_WRITTEN PROBLEM_. Search the records below for the word "this". Pull out each line that has it.

_SOURCE RECORDS_.

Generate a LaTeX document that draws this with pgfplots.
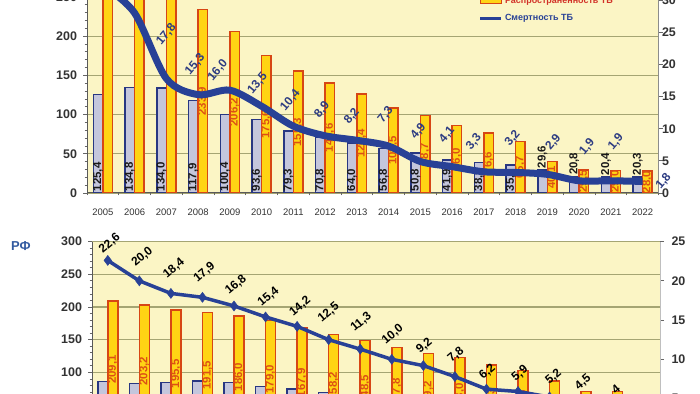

* * *

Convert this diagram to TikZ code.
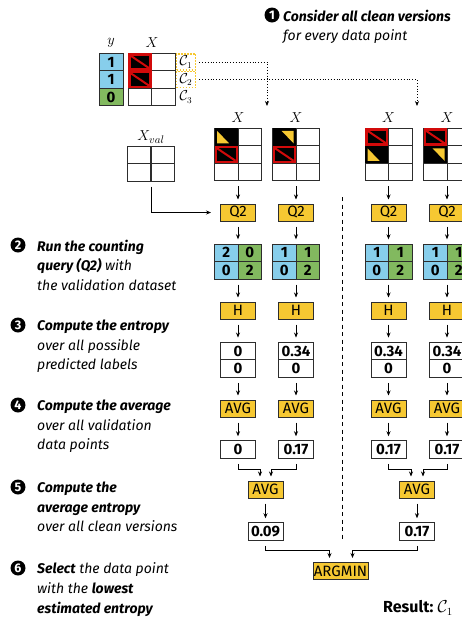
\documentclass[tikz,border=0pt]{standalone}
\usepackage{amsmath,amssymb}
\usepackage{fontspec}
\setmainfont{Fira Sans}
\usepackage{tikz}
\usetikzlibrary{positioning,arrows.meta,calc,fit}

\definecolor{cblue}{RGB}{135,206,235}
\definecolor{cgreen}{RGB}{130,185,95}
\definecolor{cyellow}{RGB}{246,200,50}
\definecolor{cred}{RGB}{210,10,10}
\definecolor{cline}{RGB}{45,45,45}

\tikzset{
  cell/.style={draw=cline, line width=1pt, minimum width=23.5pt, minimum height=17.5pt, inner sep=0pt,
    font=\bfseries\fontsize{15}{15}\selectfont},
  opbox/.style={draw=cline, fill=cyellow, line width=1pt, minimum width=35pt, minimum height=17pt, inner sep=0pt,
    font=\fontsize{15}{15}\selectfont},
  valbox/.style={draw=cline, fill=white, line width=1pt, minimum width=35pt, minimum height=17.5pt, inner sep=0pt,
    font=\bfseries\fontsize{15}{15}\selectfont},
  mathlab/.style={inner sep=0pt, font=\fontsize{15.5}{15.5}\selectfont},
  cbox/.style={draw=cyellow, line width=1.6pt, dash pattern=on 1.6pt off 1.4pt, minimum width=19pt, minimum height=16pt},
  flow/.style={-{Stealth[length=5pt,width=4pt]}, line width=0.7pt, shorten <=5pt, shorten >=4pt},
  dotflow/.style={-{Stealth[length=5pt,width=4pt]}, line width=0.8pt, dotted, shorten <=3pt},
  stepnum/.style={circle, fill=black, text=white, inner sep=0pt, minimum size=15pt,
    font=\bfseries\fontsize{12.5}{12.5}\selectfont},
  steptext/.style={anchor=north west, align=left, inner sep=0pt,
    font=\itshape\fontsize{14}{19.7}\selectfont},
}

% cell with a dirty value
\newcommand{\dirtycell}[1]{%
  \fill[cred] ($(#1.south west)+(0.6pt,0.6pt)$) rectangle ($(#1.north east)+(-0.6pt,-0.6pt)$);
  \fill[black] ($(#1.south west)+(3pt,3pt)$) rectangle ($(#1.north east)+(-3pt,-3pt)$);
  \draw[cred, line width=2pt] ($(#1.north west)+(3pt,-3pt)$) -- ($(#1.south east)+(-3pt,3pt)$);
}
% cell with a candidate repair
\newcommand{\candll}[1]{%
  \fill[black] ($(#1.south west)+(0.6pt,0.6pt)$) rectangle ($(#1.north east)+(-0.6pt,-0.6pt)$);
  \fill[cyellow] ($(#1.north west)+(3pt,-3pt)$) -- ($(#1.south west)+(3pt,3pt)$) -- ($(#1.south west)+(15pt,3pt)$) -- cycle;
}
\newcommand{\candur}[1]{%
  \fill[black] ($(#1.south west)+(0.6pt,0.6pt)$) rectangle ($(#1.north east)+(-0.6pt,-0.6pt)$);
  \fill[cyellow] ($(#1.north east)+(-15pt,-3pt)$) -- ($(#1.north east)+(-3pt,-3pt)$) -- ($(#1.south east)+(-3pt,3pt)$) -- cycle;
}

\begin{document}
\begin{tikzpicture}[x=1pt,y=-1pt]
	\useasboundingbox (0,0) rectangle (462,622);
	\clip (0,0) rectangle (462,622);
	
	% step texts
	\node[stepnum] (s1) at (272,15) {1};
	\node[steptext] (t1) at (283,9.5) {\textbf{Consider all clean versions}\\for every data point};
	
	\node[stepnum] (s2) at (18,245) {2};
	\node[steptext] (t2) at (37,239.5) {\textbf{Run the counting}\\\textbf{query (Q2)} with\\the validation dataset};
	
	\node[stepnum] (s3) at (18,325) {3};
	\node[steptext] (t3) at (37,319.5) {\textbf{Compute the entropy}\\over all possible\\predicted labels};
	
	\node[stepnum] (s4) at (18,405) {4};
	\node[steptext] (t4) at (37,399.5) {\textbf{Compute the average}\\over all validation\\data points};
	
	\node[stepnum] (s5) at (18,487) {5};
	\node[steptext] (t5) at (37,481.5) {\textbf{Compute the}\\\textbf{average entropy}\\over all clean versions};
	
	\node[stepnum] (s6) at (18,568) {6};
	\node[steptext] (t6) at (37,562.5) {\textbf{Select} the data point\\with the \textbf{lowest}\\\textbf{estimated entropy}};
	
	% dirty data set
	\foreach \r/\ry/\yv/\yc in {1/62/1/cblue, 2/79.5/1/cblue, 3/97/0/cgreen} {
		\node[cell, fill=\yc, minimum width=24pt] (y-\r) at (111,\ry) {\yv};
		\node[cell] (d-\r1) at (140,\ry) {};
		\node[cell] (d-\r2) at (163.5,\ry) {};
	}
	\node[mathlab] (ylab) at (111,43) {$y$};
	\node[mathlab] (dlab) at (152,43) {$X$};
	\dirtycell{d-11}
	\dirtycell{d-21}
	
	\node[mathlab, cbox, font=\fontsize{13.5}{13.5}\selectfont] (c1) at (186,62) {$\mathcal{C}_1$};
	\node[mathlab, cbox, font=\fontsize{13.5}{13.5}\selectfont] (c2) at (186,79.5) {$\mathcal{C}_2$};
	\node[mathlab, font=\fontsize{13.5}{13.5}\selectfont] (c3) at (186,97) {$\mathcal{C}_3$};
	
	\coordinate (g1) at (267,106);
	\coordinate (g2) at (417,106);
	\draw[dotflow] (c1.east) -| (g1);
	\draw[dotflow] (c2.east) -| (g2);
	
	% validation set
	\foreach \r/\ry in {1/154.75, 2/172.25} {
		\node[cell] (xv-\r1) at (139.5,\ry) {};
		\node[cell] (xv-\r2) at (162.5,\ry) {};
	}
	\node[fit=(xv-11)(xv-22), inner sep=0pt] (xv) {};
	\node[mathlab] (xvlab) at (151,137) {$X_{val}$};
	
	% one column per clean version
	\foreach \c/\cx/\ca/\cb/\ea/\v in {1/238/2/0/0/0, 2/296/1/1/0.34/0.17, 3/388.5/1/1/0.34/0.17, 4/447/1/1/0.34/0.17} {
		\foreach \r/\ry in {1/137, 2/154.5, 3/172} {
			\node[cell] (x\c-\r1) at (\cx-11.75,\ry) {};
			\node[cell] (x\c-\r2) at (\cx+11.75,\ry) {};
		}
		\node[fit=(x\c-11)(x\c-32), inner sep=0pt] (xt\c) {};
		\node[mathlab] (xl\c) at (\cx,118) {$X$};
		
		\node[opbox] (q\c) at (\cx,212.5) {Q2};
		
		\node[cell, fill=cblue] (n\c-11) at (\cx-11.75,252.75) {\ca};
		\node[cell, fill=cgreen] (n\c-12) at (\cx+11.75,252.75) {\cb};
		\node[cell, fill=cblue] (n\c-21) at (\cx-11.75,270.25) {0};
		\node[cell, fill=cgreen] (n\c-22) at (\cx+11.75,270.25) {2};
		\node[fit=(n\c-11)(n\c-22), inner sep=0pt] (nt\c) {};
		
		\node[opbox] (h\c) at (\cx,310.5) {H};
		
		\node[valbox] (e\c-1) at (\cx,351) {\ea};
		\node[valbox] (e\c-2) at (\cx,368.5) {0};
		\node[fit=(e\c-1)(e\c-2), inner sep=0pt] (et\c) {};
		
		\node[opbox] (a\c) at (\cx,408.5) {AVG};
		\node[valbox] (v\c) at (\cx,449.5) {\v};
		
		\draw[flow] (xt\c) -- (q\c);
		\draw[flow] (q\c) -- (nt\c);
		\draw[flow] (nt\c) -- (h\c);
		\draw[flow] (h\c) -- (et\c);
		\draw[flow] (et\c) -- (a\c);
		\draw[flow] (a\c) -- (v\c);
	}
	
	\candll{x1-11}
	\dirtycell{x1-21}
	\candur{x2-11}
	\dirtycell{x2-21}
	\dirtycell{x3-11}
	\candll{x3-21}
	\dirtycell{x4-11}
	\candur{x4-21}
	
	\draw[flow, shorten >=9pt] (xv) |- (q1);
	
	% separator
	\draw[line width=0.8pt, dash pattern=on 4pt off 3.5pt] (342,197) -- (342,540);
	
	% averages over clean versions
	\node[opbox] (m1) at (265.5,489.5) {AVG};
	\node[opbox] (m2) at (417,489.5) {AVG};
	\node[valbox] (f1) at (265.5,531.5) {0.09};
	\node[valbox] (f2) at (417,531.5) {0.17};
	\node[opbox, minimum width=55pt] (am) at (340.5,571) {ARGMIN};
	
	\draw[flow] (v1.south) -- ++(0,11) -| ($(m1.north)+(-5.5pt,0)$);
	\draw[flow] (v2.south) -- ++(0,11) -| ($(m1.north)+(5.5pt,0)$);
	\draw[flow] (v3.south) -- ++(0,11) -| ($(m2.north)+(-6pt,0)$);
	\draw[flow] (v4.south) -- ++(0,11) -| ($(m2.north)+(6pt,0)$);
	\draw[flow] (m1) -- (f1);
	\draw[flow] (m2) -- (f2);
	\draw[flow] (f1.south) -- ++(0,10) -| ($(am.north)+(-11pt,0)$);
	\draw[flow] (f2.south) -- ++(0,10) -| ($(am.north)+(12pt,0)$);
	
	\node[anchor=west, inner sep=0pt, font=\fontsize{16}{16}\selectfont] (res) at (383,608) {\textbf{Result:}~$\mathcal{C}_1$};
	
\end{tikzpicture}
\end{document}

==

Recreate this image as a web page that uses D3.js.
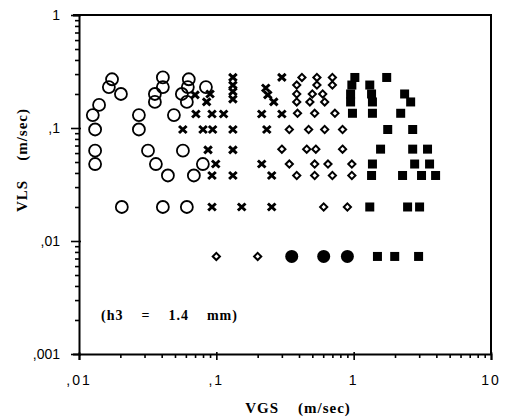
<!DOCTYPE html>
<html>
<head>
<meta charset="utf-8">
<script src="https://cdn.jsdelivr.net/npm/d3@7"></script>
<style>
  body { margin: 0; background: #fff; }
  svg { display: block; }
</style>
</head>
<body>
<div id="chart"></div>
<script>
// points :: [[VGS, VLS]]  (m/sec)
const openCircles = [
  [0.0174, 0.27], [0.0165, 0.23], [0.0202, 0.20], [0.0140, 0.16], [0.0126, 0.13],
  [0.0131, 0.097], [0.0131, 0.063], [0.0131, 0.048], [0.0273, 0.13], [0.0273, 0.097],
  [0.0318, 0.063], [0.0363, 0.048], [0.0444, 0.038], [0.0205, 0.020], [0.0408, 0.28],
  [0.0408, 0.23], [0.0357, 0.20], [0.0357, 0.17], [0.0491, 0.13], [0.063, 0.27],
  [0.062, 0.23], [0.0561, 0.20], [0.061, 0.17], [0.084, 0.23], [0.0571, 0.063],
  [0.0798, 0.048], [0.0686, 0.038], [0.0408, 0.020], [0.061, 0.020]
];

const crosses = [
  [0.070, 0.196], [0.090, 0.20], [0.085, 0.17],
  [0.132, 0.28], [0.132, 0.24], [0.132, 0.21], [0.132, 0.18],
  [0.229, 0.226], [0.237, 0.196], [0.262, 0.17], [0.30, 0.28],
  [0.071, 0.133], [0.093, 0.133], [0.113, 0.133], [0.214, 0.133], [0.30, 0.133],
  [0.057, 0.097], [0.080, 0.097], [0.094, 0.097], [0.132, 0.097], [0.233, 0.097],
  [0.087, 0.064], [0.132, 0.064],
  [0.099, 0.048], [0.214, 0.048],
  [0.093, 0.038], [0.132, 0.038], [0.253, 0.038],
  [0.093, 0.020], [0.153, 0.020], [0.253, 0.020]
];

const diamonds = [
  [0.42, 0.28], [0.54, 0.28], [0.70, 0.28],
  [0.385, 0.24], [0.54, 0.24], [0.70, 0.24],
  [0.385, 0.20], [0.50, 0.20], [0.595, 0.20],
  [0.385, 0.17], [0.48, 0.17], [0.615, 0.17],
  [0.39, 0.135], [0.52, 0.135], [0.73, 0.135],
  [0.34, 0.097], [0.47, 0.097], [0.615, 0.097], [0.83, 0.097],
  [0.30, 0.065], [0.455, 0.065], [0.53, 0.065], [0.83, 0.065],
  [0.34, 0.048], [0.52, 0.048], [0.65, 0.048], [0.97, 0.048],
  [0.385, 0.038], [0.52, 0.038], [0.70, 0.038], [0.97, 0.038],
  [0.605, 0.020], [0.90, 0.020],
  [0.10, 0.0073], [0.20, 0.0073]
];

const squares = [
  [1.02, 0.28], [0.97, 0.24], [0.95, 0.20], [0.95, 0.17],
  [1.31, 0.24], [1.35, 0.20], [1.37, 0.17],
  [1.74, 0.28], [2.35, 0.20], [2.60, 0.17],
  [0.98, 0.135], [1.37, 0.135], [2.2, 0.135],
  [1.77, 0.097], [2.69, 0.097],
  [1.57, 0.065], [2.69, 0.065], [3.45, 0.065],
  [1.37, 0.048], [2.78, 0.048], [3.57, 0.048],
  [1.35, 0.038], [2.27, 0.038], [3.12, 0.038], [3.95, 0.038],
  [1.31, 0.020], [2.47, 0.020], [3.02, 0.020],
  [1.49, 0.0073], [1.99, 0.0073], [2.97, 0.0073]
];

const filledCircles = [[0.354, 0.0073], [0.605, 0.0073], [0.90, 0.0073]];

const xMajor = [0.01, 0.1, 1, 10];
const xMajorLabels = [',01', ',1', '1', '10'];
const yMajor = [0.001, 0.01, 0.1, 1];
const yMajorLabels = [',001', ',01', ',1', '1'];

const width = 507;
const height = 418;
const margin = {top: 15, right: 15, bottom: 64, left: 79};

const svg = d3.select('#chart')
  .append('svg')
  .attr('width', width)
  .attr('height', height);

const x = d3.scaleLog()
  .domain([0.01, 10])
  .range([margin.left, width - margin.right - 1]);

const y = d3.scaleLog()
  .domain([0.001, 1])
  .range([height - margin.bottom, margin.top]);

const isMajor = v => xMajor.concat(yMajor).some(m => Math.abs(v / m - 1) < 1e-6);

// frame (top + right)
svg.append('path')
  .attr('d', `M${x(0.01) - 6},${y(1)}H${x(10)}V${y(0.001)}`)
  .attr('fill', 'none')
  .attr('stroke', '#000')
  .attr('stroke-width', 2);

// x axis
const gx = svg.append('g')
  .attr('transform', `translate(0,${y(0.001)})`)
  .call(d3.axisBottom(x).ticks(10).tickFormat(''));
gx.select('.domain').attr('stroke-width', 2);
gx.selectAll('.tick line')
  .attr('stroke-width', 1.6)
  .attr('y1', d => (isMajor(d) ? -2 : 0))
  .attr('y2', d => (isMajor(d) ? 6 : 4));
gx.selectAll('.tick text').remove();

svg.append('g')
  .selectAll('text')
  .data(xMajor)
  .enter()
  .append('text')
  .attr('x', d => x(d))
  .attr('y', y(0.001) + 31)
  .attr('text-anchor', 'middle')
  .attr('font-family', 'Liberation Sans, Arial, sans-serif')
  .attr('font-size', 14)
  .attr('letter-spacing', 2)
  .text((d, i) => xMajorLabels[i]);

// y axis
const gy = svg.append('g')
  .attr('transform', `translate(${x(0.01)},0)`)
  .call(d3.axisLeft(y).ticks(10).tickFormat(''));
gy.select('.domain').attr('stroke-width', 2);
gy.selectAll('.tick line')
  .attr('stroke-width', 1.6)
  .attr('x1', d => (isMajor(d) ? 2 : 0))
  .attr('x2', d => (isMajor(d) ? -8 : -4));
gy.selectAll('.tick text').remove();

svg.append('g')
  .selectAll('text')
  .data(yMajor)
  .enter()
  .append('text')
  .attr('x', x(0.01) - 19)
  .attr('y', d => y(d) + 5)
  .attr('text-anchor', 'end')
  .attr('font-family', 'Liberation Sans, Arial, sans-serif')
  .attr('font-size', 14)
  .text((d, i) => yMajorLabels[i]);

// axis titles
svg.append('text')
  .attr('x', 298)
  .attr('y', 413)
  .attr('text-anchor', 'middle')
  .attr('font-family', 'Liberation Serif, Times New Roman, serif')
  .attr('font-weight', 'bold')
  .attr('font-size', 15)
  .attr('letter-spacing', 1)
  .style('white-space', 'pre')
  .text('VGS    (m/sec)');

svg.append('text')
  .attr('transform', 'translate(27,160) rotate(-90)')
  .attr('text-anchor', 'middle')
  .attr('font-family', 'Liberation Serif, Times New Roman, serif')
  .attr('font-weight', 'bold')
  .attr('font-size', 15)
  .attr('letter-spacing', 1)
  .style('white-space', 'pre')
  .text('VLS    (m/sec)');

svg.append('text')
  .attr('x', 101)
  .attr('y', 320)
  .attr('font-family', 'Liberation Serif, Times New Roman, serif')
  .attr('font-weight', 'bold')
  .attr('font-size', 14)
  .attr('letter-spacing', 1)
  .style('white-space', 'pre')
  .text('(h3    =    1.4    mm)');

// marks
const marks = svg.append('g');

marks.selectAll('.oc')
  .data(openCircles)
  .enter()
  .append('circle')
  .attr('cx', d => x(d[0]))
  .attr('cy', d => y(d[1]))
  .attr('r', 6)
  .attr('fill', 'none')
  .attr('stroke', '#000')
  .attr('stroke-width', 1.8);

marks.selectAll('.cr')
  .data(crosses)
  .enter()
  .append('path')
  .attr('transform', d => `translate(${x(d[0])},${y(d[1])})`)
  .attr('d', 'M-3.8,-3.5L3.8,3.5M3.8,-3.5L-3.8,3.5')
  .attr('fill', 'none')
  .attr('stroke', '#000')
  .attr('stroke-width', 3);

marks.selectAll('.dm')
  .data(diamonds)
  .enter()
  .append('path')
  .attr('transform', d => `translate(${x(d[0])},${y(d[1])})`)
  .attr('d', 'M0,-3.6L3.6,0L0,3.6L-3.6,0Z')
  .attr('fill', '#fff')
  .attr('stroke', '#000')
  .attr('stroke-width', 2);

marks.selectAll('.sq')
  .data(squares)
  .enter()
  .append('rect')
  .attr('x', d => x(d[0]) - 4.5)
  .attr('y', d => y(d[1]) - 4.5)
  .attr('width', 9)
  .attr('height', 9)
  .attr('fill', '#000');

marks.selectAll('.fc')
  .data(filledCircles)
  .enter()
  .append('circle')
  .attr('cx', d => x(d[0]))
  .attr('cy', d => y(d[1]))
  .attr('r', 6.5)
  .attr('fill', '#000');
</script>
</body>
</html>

_REPLY TO THE TASK_.
Generate a LaTeX document that draws this with pgfplots.
Convert this diagram to TikZ code.
Recreate this image as a web page that uses D3.js.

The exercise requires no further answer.